-- begin --
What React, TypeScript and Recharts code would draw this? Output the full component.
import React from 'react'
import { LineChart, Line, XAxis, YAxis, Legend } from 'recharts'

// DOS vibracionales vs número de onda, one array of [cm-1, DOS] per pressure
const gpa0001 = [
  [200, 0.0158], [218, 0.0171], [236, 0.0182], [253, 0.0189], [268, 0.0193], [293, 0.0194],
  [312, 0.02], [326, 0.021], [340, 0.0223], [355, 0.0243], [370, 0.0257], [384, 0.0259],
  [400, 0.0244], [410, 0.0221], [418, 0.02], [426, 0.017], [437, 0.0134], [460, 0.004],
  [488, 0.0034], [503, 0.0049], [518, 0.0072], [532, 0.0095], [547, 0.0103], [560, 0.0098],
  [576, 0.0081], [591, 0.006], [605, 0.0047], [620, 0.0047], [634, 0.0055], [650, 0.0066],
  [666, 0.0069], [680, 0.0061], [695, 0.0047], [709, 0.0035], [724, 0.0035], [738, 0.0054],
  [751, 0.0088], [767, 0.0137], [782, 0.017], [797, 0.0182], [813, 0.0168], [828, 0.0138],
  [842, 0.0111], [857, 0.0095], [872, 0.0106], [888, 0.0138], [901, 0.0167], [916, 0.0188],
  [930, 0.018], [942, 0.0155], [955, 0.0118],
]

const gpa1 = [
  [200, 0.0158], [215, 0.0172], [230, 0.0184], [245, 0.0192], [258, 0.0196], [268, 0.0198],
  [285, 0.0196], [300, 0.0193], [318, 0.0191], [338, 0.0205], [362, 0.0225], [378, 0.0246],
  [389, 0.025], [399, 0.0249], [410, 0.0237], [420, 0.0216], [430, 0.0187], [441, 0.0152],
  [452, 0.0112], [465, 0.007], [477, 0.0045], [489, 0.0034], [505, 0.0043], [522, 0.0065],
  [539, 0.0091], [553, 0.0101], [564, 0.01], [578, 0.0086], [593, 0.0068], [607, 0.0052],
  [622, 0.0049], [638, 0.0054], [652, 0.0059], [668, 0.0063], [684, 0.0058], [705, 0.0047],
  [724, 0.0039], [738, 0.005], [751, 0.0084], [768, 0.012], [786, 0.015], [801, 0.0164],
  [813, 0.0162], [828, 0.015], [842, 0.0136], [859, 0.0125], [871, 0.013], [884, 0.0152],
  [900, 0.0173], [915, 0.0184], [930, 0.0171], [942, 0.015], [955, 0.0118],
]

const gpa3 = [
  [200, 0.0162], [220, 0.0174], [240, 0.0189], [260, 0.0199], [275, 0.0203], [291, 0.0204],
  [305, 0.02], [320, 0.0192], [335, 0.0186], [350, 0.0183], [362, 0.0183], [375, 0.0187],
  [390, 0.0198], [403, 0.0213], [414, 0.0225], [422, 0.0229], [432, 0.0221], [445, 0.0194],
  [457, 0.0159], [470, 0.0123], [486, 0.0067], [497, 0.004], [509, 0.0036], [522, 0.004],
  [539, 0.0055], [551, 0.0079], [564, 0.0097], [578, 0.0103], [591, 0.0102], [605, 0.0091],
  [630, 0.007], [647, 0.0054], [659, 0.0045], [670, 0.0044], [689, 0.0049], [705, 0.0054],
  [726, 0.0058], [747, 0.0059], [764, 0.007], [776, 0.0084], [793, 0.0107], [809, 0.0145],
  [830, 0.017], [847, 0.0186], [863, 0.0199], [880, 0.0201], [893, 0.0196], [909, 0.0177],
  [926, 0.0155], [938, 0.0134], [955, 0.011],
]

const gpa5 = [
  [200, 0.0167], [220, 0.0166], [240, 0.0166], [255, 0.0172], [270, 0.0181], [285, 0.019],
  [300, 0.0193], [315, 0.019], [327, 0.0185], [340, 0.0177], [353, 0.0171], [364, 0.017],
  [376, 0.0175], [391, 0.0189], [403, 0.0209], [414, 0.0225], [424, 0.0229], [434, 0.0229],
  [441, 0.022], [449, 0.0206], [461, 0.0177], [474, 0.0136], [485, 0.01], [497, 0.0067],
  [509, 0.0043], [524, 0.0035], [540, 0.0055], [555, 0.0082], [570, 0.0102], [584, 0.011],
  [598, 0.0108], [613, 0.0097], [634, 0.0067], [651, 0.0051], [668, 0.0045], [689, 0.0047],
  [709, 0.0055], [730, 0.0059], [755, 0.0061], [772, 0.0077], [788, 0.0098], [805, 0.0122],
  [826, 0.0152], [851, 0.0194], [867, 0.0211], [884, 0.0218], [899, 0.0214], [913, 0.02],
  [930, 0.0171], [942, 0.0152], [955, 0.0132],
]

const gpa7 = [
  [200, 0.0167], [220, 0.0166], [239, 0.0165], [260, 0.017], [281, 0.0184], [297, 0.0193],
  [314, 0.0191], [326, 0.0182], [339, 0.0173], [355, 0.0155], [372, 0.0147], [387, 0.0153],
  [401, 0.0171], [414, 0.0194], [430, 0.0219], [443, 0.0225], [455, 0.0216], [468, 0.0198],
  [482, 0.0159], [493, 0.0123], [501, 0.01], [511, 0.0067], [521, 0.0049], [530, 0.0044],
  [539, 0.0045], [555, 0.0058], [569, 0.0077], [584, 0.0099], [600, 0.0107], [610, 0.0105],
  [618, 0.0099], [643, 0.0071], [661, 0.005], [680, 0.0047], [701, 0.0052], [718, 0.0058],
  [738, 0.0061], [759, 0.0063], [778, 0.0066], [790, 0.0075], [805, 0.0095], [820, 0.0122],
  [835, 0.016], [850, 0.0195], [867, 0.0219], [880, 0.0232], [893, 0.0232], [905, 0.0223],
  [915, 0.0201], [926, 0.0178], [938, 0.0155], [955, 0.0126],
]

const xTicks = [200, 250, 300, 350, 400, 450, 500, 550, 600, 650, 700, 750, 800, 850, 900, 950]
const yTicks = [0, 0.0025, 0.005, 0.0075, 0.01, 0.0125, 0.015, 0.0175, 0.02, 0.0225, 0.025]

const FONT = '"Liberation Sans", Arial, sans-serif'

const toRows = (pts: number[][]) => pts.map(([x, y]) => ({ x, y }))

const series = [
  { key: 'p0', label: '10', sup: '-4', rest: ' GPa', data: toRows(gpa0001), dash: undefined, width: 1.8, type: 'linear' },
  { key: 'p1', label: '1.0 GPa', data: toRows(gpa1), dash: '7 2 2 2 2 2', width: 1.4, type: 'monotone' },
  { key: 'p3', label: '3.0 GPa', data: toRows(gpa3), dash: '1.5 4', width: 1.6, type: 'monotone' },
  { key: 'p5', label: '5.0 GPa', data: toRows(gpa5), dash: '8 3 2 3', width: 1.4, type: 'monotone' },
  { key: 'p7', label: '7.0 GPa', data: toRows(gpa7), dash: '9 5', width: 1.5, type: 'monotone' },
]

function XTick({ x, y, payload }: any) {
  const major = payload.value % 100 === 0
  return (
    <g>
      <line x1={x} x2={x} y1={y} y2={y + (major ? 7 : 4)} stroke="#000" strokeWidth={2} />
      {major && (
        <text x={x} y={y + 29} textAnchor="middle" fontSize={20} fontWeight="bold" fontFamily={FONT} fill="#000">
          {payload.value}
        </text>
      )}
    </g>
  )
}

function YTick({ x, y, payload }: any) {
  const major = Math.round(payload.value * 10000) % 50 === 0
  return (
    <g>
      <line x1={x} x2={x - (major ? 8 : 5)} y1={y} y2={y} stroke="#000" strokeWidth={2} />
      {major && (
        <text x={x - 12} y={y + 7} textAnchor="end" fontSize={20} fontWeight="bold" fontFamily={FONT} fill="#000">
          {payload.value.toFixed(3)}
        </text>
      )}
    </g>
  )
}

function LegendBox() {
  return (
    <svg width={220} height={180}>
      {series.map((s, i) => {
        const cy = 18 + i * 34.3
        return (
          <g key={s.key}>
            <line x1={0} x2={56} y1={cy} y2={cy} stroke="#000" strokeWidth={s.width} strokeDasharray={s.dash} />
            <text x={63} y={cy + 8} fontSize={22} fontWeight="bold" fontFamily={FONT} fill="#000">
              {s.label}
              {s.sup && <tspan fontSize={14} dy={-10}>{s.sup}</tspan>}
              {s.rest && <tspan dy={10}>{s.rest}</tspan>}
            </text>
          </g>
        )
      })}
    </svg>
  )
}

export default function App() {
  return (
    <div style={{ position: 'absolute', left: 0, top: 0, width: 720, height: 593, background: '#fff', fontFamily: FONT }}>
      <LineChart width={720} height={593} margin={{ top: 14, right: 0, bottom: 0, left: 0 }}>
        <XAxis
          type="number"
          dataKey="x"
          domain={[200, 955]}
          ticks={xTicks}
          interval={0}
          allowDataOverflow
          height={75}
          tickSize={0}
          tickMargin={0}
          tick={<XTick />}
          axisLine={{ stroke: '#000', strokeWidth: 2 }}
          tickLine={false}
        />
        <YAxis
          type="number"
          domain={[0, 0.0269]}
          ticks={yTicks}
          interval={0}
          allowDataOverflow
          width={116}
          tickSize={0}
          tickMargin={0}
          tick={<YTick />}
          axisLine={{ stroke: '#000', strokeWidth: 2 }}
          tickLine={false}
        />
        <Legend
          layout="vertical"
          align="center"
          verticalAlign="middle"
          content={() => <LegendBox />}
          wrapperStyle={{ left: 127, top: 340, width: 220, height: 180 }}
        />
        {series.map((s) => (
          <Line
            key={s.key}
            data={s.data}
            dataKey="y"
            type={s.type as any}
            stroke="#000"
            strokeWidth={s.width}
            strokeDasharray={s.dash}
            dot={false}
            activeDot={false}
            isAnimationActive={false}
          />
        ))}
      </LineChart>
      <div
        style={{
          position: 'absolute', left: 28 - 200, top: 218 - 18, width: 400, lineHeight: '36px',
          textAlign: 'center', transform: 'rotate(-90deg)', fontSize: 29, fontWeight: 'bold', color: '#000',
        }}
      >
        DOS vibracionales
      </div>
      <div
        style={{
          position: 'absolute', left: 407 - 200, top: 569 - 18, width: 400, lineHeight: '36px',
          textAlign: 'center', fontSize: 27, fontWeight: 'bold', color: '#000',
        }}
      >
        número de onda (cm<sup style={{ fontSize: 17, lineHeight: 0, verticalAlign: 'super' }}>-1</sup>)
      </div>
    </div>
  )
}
-- end --
-- begin --
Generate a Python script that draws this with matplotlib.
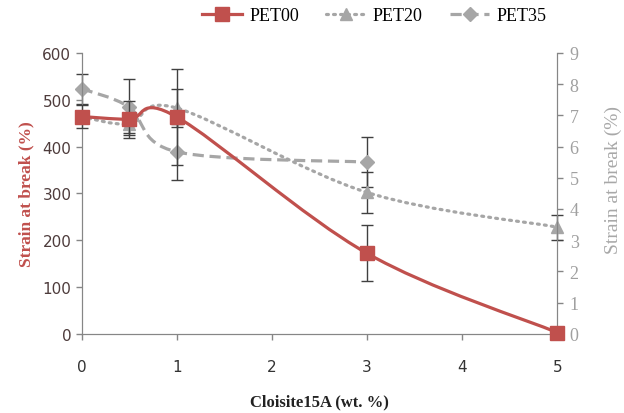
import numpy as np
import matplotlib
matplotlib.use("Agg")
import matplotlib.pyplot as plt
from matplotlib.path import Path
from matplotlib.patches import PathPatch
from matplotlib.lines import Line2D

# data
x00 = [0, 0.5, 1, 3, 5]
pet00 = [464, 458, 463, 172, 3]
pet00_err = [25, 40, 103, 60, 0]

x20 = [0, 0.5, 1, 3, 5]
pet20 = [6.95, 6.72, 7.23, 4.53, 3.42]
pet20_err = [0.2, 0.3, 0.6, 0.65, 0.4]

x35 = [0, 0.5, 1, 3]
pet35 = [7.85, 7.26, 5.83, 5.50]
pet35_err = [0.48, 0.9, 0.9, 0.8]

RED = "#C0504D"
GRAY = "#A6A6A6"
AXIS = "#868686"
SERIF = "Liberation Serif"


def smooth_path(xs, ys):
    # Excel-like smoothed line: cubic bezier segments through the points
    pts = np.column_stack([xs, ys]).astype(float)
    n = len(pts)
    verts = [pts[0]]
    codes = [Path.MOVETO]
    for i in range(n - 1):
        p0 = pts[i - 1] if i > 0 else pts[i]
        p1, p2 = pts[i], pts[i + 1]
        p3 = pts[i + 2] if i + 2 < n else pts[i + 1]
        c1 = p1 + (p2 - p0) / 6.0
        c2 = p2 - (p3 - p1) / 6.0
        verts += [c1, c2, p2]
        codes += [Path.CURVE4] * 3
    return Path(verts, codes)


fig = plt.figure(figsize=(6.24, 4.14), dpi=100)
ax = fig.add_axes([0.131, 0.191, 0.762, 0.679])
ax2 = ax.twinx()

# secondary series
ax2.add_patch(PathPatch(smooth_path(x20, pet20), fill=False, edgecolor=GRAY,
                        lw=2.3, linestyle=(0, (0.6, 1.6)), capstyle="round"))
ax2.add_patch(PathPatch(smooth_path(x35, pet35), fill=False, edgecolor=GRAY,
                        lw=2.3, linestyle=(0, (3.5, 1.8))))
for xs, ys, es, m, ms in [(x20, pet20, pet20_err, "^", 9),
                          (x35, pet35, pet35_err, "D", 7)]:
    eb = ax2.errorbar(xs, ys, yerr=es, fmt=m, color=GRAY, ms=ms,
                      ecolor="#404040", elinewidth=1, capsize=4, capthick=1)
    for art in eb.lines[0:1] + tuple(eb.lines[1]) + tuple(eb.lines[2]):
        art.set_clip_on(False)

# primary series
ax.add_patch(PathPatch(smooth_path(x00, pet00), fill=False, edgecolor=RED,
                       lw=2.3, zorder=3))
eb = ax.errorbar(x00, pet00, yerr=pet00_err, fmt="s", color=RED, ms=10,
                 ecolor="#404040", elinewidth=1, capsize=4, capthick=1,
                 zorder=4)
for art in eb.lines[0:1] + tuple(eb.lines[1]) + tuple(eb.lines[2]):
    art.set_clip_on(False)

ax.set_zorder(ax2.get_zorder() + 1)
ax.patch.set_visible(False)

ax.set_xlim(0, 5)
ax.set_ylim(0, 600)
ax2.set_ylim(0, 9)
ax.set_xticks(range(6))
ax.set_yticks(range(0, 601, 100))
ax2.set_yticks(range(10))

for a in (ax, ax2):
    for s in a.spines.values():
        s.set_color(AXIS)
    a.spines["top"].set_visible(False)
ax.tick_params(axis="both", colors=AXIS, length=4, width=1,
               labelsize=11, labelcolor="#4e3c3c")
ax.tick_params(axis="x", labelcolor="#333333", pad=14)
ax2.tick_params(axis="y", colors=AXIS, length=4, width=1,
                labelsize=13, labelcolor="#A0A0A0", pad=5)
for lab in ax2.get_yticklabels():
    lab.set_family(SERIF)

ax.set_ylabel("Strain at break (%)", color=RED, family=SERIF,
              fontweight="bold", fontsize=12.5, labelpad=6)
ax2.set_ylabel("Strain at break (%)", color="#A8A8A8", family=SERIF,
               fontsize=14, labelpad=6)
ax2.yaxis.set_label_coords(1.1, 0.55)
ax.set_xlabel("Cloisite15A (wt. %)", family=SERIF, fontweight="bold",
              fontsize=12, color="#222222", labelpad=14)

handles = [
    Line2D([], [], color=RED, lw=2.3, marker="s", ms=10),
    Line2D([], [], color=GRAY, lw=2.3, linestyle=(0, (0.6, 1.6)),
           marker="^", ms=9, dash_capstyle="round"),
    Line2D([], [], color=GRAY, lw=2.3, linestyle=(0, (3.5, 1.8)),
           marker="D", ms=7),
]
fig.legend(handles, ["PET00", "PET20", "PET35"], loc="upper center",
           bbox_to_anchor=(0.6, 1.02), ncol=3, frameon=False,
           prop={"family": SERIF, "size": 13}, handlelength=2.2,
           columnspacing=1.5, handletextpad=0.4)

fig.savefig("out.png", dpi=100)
-- end --
Exercise directions: Take the lines from the one holding "Generate a Python" to the one holding "pet35_err = [0.48, 0.9, 0.9, 0.8]", both lines included, and give them again exactly, with no pictures.

Answer below:
Generate a Python script that draws this with matplotlib.
import numpy as np
import matplotlib
matplotlib.use("Agg")
import matplotlib.pyplot as plt
from matplotlib.path import Path
from matplotlib.patches import PathPatch
from matplotlib.lines import Line2D

# data
x00 = [0, 0.5, 1, 3, 5]
pet00 = [464, 458, 463, 172, 3]
pet00_err = [25, 40, 103, 60, 0]

x20 = [0, 0.5, 1, 3, 5]
pet20 = [6.95, 6.72, 7.23, 4.53, 3.42]
pet20_err = [0.2, 0.3, 0.6, 0.65, 0.4]

x35 = [0, 0.5, 1, 3]
pet35 = [7.85, 7.26, 5.83, 5.50]
pet35_err = [0.48, 0.9, 0.9, 0.8]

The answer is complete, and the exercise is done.